Welcome! I am Vignesh, and I work at Apple on AI/ML. I spealize in leading Artificial Intelligence initiatives blending foundational core technology development and user experiences. I have been responsible for several important inflection points in infusing multimodal ML workstreams into the Apple Ecosystem
Today, I lead three fantastic teams that focus on visual generation, retreival / reasoning & AI Safety. Our north star is to influence user experiences through state of the art AI.
Apple Intelligence, has been a primary area of focus for my teams over the past few years. Currently lead a diverse set of focus areas including model pre-training, post-training, opitmization, alignment, indexing & reasoning. We interface with a variety of partner teams cutting across disciplines in service of user experiences.
Joining Apple as a Research Engineer in 2014, I had the opportunity to be part of the core team that laid the foundations for on-device ML in the company. Initial efforts on enabling face recognition and scene analysis evolved alongside the infrastructure for efficient on-device inference. Over the next several years, worked on architecting core ML workstreams for Camera and Photos products.
From 2019 onwards, I have been focussing a lot more on systemwide intelligence. Live Text, Visual Lookup, Live Stickers, Communication Safety, Child Safety and Accesibility are among the experiences we focussed on. I am especially proud of the work on image captioning that we shipped in 2020. It was the best in class on-device captioner, and laid the foundations for infrastructure that supported efficient inference of transformers. This gradually led to dedicated efforts on efficient transformer inference, their use in photographic styles, and eventually to the work on on-device diffusion models.

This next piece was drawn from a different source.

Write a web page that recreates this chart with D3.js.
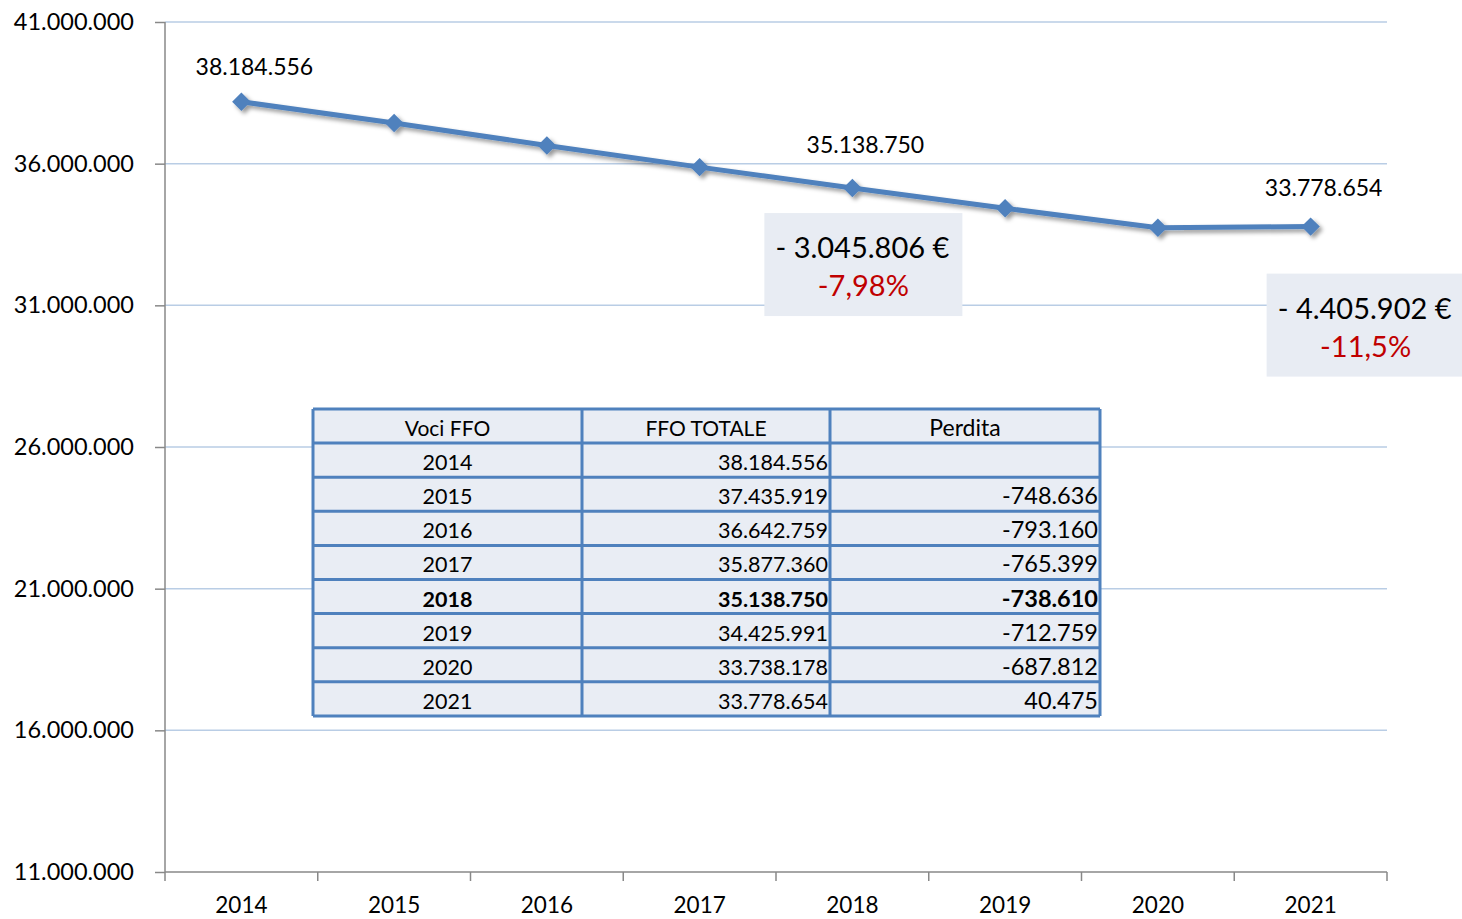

At a very high level, overview of products and core technologies I have led:
| Product Surface Area | Projects |
|---|---|
| Systemwide Intelligence | Systemwide Visual Generation, Visual Intelligence (Lookup, Search), Code Scanning. |
| Developer Experience | 3rd party APIs in Vision.fwk, 3rd party Safety APIs, CreateML / CoreML for custom training. |
| Communication Apps | Live Stickers, Communication Safety, Genmoji, Generative Messages Background. |
| Apple Camera Experiences | Photographic Styles & Semantic Segmentation, Portrait Mode, QR Code Scanning, Live Text. |
| Apple Photos | Apple Intelligence Memories, Photos Curation, Photos Search, Personalization. |
| Core Technologies | Projects |
|---|---|
| Visual Generation | Spearheaded on-device image generation / diffusion, Apple Diffusion Model (ADM) pre-training / post-training and optimization. |
| Infrastructure | Training workflows for distributed training of diffusion embedding models, Apple Neural Engine optimized deployment of transformer models. |
| Safety | Training and deployment of systemwide guardrails that power Apple Intelligence. Alignment / model mitigation post training. |
| Multimodal Embeddings | The primary embedding model that is used across Apple operating systems. Also resulted in image/video captioning that allows for efficient descriptions of visual content in performance constrained settings. |
| Child Safety | Led the development of communication safety models for images and video. |
| Systemwide Visual Perception | Fundamental image tagging, image saliency estimation, aesthetics, embeddings, custom classifiers are extensively used for visual analysis across the system. |